Art Student Sets High Bar For Creative Success
By Sarah Gilbreath with Photos By Carolyn Richardson
Before she even went to college, artist Yanique Norman already had two pieces in the permanent collection of Atlanta’s biggest art venue, the High Museum.
“The High currently owns two of my works,” said Yanique, now a senior at Georgia State, “but I never thought they would be shown. I never thought they would see the light of day. Usually they buy art and store it, just in case you make it big later.”
Her big break came sooner than she thought possible, and her work was chosen for a recent High exhibit, “Drawing Inside the Perimeter.”
Though it was Yanique’s first time exhibiting in a major museum, she’s no stranger to the many galleries around town. Her series “Middle Passage Redux” in the Sandler Hudson Gallery earned her rave reviews from critics around town, including Creative Loafing.
With success like that, why go to school?
“I had been working as an artist and doing some showings,” said Yanique. “My career was going okay.”
Then she met Larry Walker, former director of the Welch School of Art and Design at Georgia State, at one of those showings. He told Yanique she had talent, but that college work could take her from good to great.
“He taught me about ways in which I was a little bit inadequate,” said Yanique. “He encouraged me to go back to school for my BFA. And once I started school, the ball really got rolling.”

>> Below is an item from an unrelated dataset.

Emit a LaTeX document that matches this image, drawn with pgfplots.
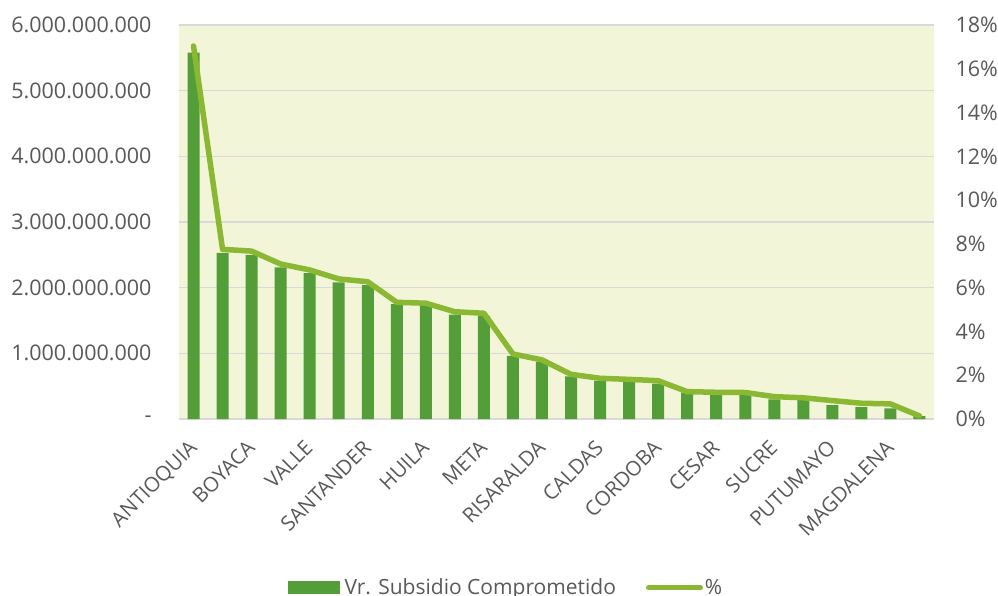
\documentclass[border=0pt]{standalone}
\usepackage{fontspec}
\setmainfont{Open Sans}
\usepackage{pgfplots}
\pgfplotsset{compat=1.18}

\definecolor{barGreen}{HTML}{549E39}
\definecolor{lineGreen}{HTML}{8AB833}
\definecolor{plotBg}{HTML}{F2F5D8}
\definecolor{gridGray}{HTML}{D9D9D9}
\definecolor{textGray}{HTML}{595959}

\pgfplotsset{
  barleg/.style={legend image code/.code={\fill[##1] (0pt,-6.5pt) rectangle (52pt,6.5pt); \path (0pt,0pt) -- (55pt,0pt);}},
  lineleg/.style={legend image code/.code={\draw[##1] (3pt,0pt) -- (55pt,0pt);}},
}

\begin{document}
\begin{tikzpicture}
\useasboundingbox (-179pt,-177pt) rectangle (819pt,419pt);
\pgfplotsset{
  every axis/.append style={
    scale only axis,
    width=755pt, height=394pt,
    xmin=0.5, xmax=26.5,
    axis line style={draw=none},
    major tick length=0pt,
    tick label style={font=\fontsize{21.5}{25}\selectfont, text=textGray},
    /pgf/number format/assume math mode=true,
  }
}

\begin{axis}[
  axis background/.style={fill=plotBg},
  ymin=0, ymax=6000000000,
  scaled y ticks=false,
  ytick={0,1000000000,2000000000,3000000000,4000000000,5000000000,6000000000},
  yticklabels={-,1.000.000.000,2.000.000.000,3.000.000.000,4.000.000.000,5.000.000.000,6.000.000.000},
  yticklabel style={xshift=-24pt},
  ymajorgrids,
  grid style={gridGray, line width=1.5pt},
  xtick={1,3,5,7,9,11,13,15,17,19,21,23,25},
  xticklabels={ANTIOQUIA,BOYACA,VALLE,SANTANDER,HUILA,META,RISARALDA,CALDAS,CORDOBA,CESAR,SUCRE,PUTUMAYO,MAGDALENA},
  xticklabel style={xshift=-6pt, yshift=-15pt, rotate=45, anchor=north east, font=\fontsize{20.5}{24}\selectfont},
  legend columns=2,
  legend style={draw=none, fill=none, at={(rel axis cs:0.433,-0.428)}, anchor=center,
    font=\fontsize{21}{25}\selectfont, text=textGray,
    /tikz/every even column/.append style={column sep=28pt}},
]
\addplot[ybar, bar width=12pt, fill=barGreen, draw=none, barleg]
  coordinates {
    (1,5580000000) (2,2530000000) (3,2500000000) (4,2310000000) (5,2220000000)
    (6,2080000000) (7,2040000000) (8,1750000000) (9,1730000000) (10,1590000000)
    (11,1570000000) (12,960000000) (13,870000000) (14,650000000) (15,580000000)
    (16,560000000) (17,540000000) (18,400000000) (19,370000000) (20,365000000)
    (21,300000000) (22,290000000) (23,210000000) (24,180000000) (25,160000000)
    (26,45000000)
  };
\addlegendentry{Vr. Subsidio Comprometido}
\addlegendimage{lineGreen, line width=5pt, line cap=round, lineleg}
\addlegendentry{\%}
\end{axis}

\begin{axis}[
  axis y line*=right,
  axis x line=none,
  ymin=0, ymax=18,
  ytick={0,2,4,6,8,10,12,14,16,18},
  yticklabels={0\%,2\%,4\%,6\%,8\%,10\%,12\%,14\%,16\%,18\%},
  yticklabel style={xshift=18pt},
]
\addplot[lineGreen, line width=5.5pt, line join=round, line cap=round]
  coordinates {
    (1,17.04) (2,7.75) (3,7.67) (4,7.08) (5,6.81) (6,6.40) (7,6.27) (8,5.33)
    (9,5.29) (10,4.90) (11,4.83) (12,2.97) (13,2.70) (14,2.04) (15,1.86)
    (16,1.81) (17,1.75) (18,1.25) (19,1.22) (20,1.21) (21,1.02) (22,0.97)
    (23,0.84) (24,0.72) (25,0.69) (26,0.14)
  };
\end{axis}
\end{tikzpicture}
\end{document}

For Yanique, college classes have radically changed her life and her art. Instead of jumping into a new work, she now painstakingly researches the subject matter, which she says has greatly improved her work.

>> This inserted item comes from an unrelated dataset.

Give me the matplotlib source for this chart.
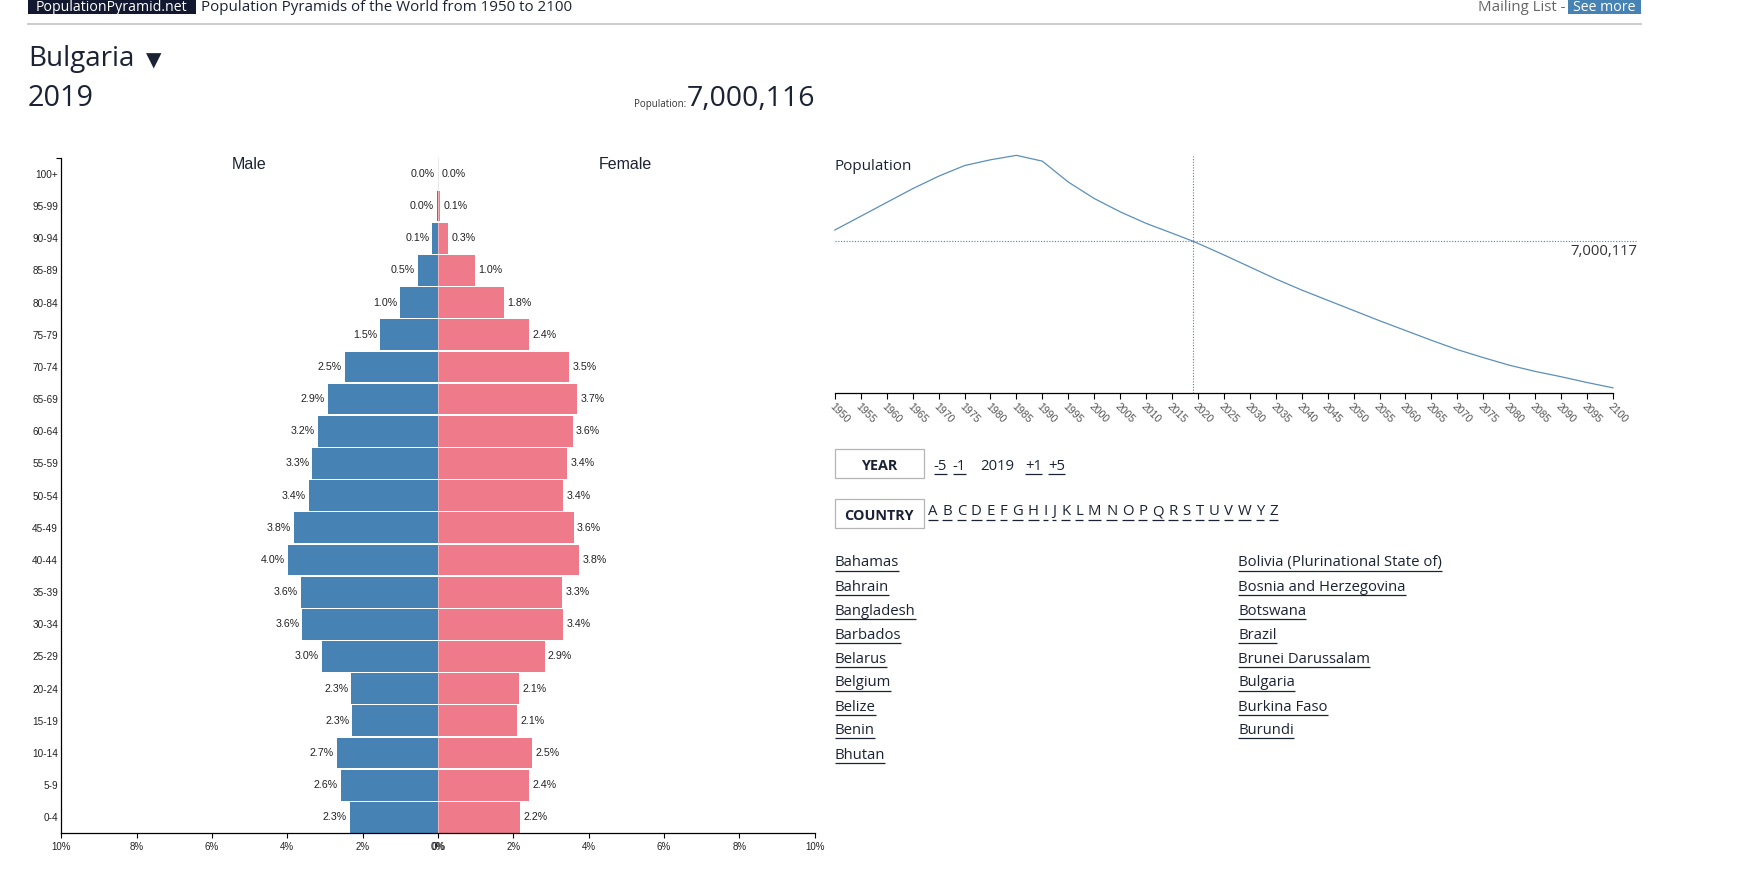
import matplotlib
matplotlib.use("Agg")
import matplotlib.pyplot as plt
from matplotlib.patches import Rectangle

ages = ["0-4","5-9","10-14","15-19","20-24","25-29","30-34","35-39","40-44","45-49","50-54",
        "55-59","60-64","65-69","70-74","75-79","80-84","85-89","90-94","95-99","100+"]
male = [2.33,2.57,2.68,2.27,2.30,3.07,3.60,3.63,3.98,3.83,3.42,3.33,3.19,2.92,2.48,1.53,1.00,0.53,0.15,0.03,0.0]
female = [2.18,2.42,2.50,2.09,2.15,2.83,3.33,3.30,3.75,3.60,3.33,3.42,3.57,3.69,3.48,2.42,1.74,0.97,0.27,0.06,0.0]
male_labels = ["2.3%","2.6%","2.7%","2.3%","2.3%","3.0%","3.6%","3.6%","4.0%","3.8%","3.4%","3.3%","3.2%","2.9%","2.5%","1.5%","1.0%","0.5%","0.1%","0.0%","0.0%"]
female_labels = ["2.2%","2.4%","2.5%","2.1%","2.1%","2.9%","3.4%","3.3%","3.8%","3.6%","3.4%","3.4%","3.6%","3.7%","3.5%","2.4%","1.8%","1.0%","0.3%","0.1%","0.0%"]
pct_ticks = [-10,-8,-6,-4,-2,0,2,4,6,8,10]
pct_labels = ["10%","8%","6%","4%","2%","0%","2%","4%","6%","8%","10%"]

years = [1950,1955,1960,1965,1970,1975,1980,1985,1990,1995,2000,2005,2010,2015,2019,2020,2025,2030,2035,2040,
         2045,2050,2055,2060,2065,2070,2075,2080,2085,2090,2095,2100]
population = [7.25,7.56,7.87,8.18,8.46,8.70,8.83,8.93,8.80,8.33,7.96,7.66,7.40,7.18,7.00,6.95,6.69,6.42,6.15,5.90,
              5.67,5.44,5.21,4.99,4.77,4.56,4.38,4.21,4.07,3.95,3.82,3.70]
year_ticks = list(range(1950, 2101, 5))
current_year = 2019
current_pop = 7.00

letters = list("ABCDEFGHIJKLMNOPQRSTUVWYZ")
countries_left = ["Bahamas","Bahrain","Bangladesh","Barbados","Belarus","Belgium","Belize","Benin","Bhutan"]
countries_right = ["Bolivia (Plurinational State of)","Bosnia and Herzegovina","Botswana","Brazil",
                   "Brunei Darussalam","Bulgaria","Burkina Faso","Burundi"]

W, H = 1568, 782
BLUE, PINK, INK = "#4682b4", "#ef7a8a", "#1b2233"
UI = ["Open Sans", "DejaVu Sans"]
ARIAL = ["Liberation Sans", "DejaVu Sans"]

fig = plt.figure(figsize=(17.43, 8.69), dpi=100, facecolor="white")

def box(x0, y0, x1, y1):
    return fig.add_axes([x0/W, 1-y1/H, (x1-x0)/W, (y1-y0)/H])

pg = box(0, 0, W, H)
pg.set_xlim(0, W); pg.set_ylim(H, 0); pg.axis("off")

def txt(x, y, s, size=11, color=INK, ha="left", va="center", weight="normal", family=UI):
    return pg.text(x, y, s, fontsize=size, color=color, ha=ha, va=va, weight=weight, family=family)

def link(x, y, s, size=10.7):
    t = txt(x, y, s, size=size)
    bb = t.get_window_extent(fig.canvas.get_renderer())
    wd = bb.width * W / fig.bbox.width
    pg.plot([x, x+wd], [y+7, y+7], color=INK, lw=0.9, solid_capstyle="butt")
    return wd

# header
pg.add_patch(Rectangle((25, 0), 151, 13, fc="#11182f", ec="none"))
txt(100.5, 6.5, "PopulationPyramid.net", size=10.2, color="white", ha="center")
txt(181, 7, "Population Pyramids of the World from 1950 to 2100", size=10.9)
txt(1408, 7, "Mailing List -", size=10.8, color="#666666", ha="right")
pg.add_patch(Rectangle((1411, 0), 65, 13, fc=BLUE, ec="none"))
txt(1443.5, 6.5, "See more", size=10.2, color="white", ha="center")
pg.plot([25, 1476], [22, 22], color="#c8c8c8", lw=1.3)

txt(25, 53.5, "Bulgaria", size=20)
txt(131, 55, "\u25BC", size=14.5, family=["DejaVu Sans"])
txt(25, 89, "2019", size=20.7)
txt(617, 94, "Population:", size=7, ha="right", color="#333333")
txt(733, 89, "7,000,116", size=20.5, ha="right")

# pyramid
ax = box(55, 142, 733, 750)
ax.patch.set_alpha(0)
pos = list(range(len(ages)))
ax.barh(pos, [-v for v in male], height=0.955, color=BLUE, linewidth=0)
ax.barh(pos, female, height=0.955, color=PINK, linewidth=0)
ax.axvline(0, color="#d5d5d5", lw=0.6, zorder=0)
ax.axvline(0, color="white", lw=0.5, alpha=0.55, zorder=3)
ax.set_xlim(-10, 10); ax.set_ylim(-0.5, 20.5)
for sp in ("top", "right"):
    ax.spines[sp].set_visible(False)
ax.spines["left"].set_linewidth(0.9); ax.spines["bottom"].set_linewidth(0.9)
ax.set_yticks(pos); ax.set_yticklabels(ages, fontsize=7.2, family=ARIAL, color="#222222")
ax.set_yticks([20.5], minor=True)
ax.set_xticks(pct_ticks); ax.set_xticklabels(pct_labels, fontsize=7, family=ARIAL, color="#222222")
ax.tick_params(axis="y", which="major", length=0, pad=2.2)
ax.tick_params(axis="y", which="minor", length=3.5, width=0.8)
ax.tick_params(axis="x", length=3.5, width=0.8, pad=3)
ax.annotate(pct_labels[5], (0, -0.5), xytext=(0.35, -6.5), textcoords="offset points", ha="center", va="top",
            fontsize=7, family=ARIAL, color="#222222", annotation_clip=False)
for i in pos:
    ax.annotate(male_labels[i], (-male[i], i), xytext=(-2.2, 0), textcoords="offset points",
                ha="right", va="center", fontsize=7.7, family=ARIAL, color="#222222")
    ax.annotate(female_labels[i], (female[i], i), xytext=(2.4, 0), textcoords="offset points",
                ha="left", va="center", fontsize=7.7, family=ARIAL, color="#222222")
txt(224.5, 148, "Male", size=11.5, family=ARIAL, ha="center")
txt(563, 148, "Female", size=11.5, family=ARIAL, ha="center")

# population line
y_low, y_high = 7.0 - 137*0.025, 7.0 + 77*0.025
lx = box(751, 140, 1451, 354)
lx.patch.set_alpha(0)
lx.set_xlim(1950, 2100)
lx.set_ylim(y_low, y_high)
lx.plot(years, population, color="#5b8fba", lw=0.9, clip_on=False)
lx.plot([current_year, current_year], [y_low, y_high], color=BLUE, lw=0.8, ls=(0, (1, 1.5)))
lx.plot([1950, 2104.7], [current_pop, current_pop], color=BLUE, lw=0.8, ls=(0, (1, 1.5)), clip_on=False)
for sp in ("top", "right", "left"):
    lx.spines[sp].set_visible(False)
lx.spines["bottom"].set_linewidth(0.9)
lx.set_yticks([])
lx.set_xticks(year_ticks)
lx.set_xticklabels([str(y) for y in year_ticks], rotation=-45, ha="left", va="top",
                   rotation_mode="anchor", fontsize=7.6, family=ARIAL, color="#555555")
lx.tick_params(axis="x", length=4, width=0.8, pad=2)
txt(751, 149.5, "Population", size=11)
txt(1473, 226, "7,000,117", size=10.7, ha="right", color="#333333")

# controls
for y0, label in ((404, "YEAR"), (449, "COUNTRY")):
    pg.add_patch(Rectangle((751, y0), 80, 26, fc="white", ec="#b5b5b5", lw=0.9))
    txt(791, y0+15, label, size=10.4, weight="bold", ha="center")
for x, s in ((840, "-5"), (857, "-1"), (922, "+1"), (943, "+5")):
    link(x, 419.5, s)
txt(882, 419.5, "2019", size=10.7)

x = 835
for s in letters:
    x += link(x, 460.5, s) + 4.3

rows = [506.5, 528.5, 550, 571.5, 593.5, 614.5, 636.5, 657.5, 679.5]
for y, s in zip(rows, countries_left):
    link(751, y, s)
for y, s in zip(rows, countries_right):
    link(1114, y, s)

fig.savefig("out.png", dpi=100, facecolor="white")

“I’ve developed rigorous studio practices. Georgia State teaches you the foundation,” said Yanique. “You’ve got to do sketches. You’ve got to do research. You’ve got to flesh out the idea and engage the work.”
The program has also helped spur her creativity.
“I experiment more,” she said. “I use different mediums, different angles and perspectives. The ‘grand idea’ doesn’t come as an epiphany. It comes when you’re working with the piece.”
Yanique, an immigrant from Jamaica who went to high school in New York, will graduate this spring. She already has high aims for her next step, including graduate school.
“I want to show nationally,” she said. “So far I’ve only shown in Georgia, so now I want to do something in New York or California.”
“Georgia State has helped me tremendously. It’s changed my entire career.”
This article is part of Generation Georgia State, a series that highlights the academic, personal and career accomplishments of Georgia State students, alumni, faculty and staff who are the first in their families to attend college.